• EXERCISE DETAILS: Return the lines from the one with "Write the TikZ code for this diagram." through the one with "(interview.south) -- (completed.north);", exactly as they appear and with no pictures.

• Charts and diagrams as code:
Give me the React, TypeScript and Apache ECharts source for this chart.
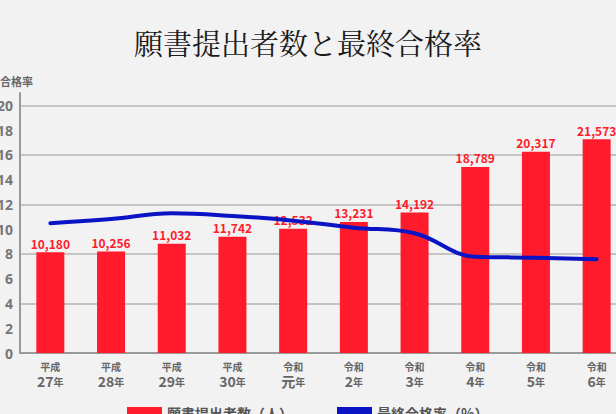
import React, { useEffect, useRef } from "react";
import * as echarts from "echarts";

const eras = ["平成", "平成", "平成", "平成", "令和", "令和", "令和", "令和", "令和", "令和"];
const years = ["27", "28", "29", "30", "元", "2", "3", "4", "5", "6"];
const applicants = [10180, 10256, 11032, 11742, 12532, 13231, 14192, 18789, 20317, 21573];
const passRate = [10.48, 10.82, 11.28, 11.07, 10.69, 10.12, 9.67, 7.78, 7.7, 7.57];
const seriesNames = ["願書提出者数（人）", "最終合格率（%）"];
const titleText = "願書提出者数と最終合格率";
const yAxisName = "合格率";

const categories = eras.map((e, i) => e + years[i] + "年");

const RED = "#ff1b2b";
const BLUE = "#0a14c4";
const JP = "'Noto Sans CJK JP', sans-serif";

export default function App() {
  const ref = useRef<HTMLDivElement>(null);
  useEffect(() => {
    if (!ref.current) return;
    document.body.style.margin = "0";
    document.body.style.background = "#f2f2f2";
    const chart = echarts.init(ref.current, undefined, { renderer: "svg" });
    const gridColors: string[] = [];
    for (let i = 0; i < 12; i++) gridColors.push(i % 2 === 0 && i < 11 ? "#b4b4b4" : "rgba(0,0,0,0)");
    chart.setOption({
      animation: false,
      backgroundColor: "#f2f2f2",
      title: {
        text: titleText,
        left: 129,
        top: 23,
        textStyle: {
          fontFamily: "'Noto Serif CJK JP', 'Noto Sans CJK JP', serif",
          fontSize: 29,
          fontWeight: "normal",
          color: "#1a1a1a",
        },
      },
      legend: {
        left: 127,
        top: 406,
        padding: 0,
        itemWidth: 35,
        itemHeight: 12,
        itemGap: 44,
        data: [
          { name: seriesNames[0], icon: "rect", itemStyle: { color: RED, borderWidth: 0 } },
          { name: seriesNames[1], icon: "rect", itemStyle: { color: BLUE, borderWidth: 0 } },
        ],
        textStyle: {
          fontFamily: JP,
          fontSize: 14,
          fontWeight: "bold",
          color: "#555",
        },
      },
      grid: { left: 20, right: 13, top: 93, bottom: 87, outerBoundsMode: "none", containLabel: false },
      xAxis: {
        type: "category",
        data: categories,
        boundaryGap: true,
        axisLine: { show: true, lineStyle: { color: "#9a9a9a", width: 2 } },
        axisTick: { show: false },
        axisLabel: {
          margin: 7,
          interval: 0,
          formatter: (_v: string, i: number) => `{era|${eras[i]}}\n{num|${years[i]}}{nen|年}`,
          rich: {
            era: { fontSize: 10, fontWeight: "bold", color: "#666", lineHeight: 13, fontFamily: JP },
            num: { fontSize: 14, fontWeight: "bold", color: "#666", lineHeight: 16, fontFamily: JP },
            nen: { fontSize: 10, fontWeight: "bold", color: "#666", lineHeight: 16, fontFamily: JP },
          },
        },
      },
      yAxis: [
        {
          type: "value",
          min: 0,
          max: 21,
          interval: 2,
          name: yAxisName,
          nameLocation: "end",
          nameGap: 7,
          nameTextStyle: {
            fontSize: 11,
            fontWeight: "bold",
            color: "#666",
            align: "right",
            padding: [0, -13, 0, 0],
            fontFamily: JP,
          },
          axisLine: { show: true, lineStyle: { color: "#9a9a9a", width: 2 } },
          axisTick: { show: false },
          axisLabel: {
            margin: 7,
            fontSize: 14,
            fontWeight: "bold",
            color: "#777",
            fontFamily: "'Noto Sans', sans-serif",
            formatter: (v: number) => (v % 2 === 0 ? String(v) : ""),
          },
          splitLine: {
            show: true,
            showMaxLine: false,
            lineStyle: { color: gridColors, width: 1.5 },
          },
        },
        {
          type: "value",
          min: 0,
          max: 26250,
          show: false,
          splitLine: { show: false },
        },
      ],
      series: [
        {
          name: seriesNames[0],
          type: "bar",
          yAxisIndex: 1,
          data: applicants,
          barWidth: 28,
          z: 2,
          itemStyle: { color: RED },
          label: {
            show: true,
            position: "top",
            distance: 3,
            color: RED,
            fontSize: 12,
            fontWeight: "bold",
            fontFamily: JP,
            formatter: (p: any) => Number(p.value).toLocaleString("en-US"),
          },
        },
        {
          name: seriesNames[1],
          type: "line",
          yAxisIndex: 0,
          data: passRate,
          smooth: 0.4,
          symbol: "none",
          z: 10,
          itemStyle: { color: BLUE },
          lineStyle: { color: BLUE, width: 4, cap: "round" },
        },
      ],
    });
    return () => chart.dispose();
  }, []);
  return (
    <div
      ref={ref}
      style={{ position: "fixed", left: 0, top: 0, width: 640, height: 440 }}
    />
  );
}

--

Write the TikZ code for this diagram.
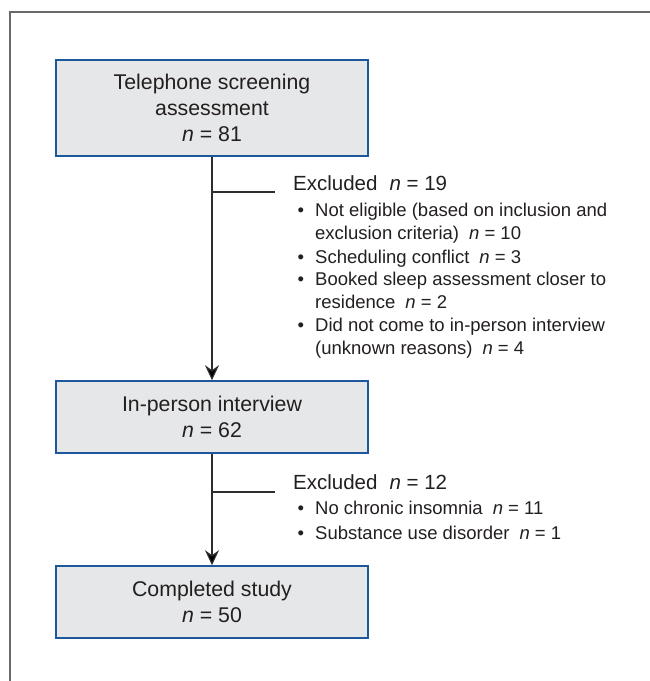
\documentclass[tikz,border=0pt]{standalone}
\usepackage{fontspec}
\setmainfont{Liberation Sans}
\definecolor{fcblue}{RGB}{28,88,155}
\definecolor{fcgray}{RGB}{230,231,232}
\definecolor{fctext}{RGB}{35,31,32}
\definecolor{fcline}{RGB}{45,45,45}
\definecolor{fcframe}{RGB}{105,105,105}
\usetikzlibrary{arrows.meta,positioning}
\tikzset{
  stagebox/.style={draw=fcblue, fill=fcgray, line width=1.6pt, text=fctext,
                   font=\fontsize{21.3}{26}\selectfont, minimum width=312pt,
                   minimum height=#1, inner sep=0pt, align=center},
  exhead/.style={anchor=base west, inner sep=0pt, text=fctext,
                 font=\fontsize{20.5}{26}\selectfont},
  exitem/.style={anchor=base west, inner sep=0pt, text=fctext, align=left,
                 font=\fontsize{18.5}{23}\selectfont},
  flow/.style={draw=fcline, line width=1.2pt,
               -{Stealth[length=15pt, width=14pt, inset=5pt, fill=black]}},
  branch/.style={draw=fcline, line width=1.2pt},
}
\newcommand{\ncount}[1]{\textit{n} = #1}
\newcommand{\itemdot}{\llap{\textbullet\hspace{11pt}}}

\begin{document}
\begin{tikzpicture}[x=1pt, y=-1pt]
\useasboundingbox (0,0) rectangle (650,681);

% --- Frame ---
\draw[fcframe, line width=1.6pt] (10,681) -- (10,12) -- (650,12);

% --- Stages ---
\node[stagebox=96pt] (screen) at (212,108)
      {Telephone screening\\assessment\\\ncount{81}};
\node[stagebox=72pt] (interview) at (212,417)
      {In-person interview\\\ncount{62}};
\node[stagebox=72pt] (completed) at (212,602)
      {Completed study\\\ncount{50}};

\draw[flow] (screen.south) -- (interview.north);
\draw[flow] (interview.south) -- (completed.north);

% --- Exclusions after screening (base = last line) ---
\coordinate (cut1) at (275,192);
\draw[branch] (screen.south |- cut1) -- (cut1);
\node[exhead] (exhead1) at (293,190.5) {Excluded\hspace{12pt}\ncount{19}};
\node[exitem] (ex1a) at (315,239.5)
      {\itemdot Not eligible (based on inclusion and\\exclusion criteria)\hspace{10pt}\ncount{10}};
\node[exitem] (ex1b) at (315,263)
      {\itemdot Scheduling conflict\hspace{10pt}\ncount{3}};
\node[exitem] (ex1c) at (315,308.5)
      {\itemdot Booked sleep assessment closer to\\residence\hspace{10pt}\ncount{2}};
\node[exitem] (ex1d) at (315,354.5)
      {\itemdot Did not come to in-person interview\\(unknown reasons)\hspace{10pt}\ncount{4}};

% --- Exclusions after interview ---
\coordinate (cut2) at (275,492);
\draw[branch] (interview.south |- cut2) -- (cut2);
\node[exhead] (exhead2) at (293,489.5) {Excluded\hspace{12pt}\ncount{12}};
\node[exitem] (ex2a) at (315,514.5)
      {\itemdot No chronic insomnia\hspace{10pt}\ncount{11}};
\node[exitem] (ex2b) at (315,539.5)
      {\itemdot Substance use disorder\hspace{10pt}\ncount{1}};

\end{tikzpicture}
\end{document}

• WRITTEN REPLY:
Write the TikZ code for this diagram.
\documentclass[tikz,border=0pt]{standalone}
\usepackage{fontspec}
\setmainfont{Liberation Sans}
\definecolor{fcblue}{RGB}{28,88,155}
\definecolor{fcgray}{RGB}{230,231,232}
\definecolor{fctext}{RGB}{35,31,32}
\definecolor{fcline}{RGB}{45,45,45}
\definecolor{fcframe}{RGB}{105,105,105}
\usetikzlibrary{arrows.meta,positioning}
\tikzset{
  stagebox/.style={draw=fcblue, fill=fcgray, line width=1.6pt, text=fctext,
                   font=\fontsize{21.3}{26}\selectfont, minimum width=312pt,
                   minimum height=#1, inner sep=0pt, align=center},
  exhead/.style={anchor=base west, inner sep=0pt, text=fctext,
                 font=\fontsize{20.5}{26}\selectfont},
  exitem/.style={anchor=base west, inner sep=0pt, text=fctext, align=left,
                 font=\fontsize{18.5}{23}\selectfont},
  flow/.style={draw=fcline, line width=1.2pt,
               -{Stealth[length=15pt, width=14pt, inset=5pt, fill=black]}},
  branch/.style={draw=fcline, line width=1.2pt},
}
\newcommand{\ncount}[1]{\textit{n} = #1}
\newcommand{\itemdot}{\llap{\textbullet\hspace{11pt}}}

\begin{document}
\begin{tikzpicture}[x=1pt, y=-1pt]
\useasboundingbox (0,0) rectangle (650,681);

% --- Frame ---
\draw[fcframe, line width=1.6pt] (10,681) -- (10,12) -- (650,12);

% --- Stages ---
\node[stagebox=96pt] (screen) at (212,108)
      {Telephone screening\\assessment\\\ncount{81}};
\node[stagebox=72pt] (interview) at (212,417)
      {In-person interview\\\ncount{62}};
\node[stagebox=72pt] (completed) at (212,602)
      {Completed study\\\ncount{50}};

\draw[flow] (screen.south) -- (interview.north);
\draw[flow] (interview.south) -- (completed.north);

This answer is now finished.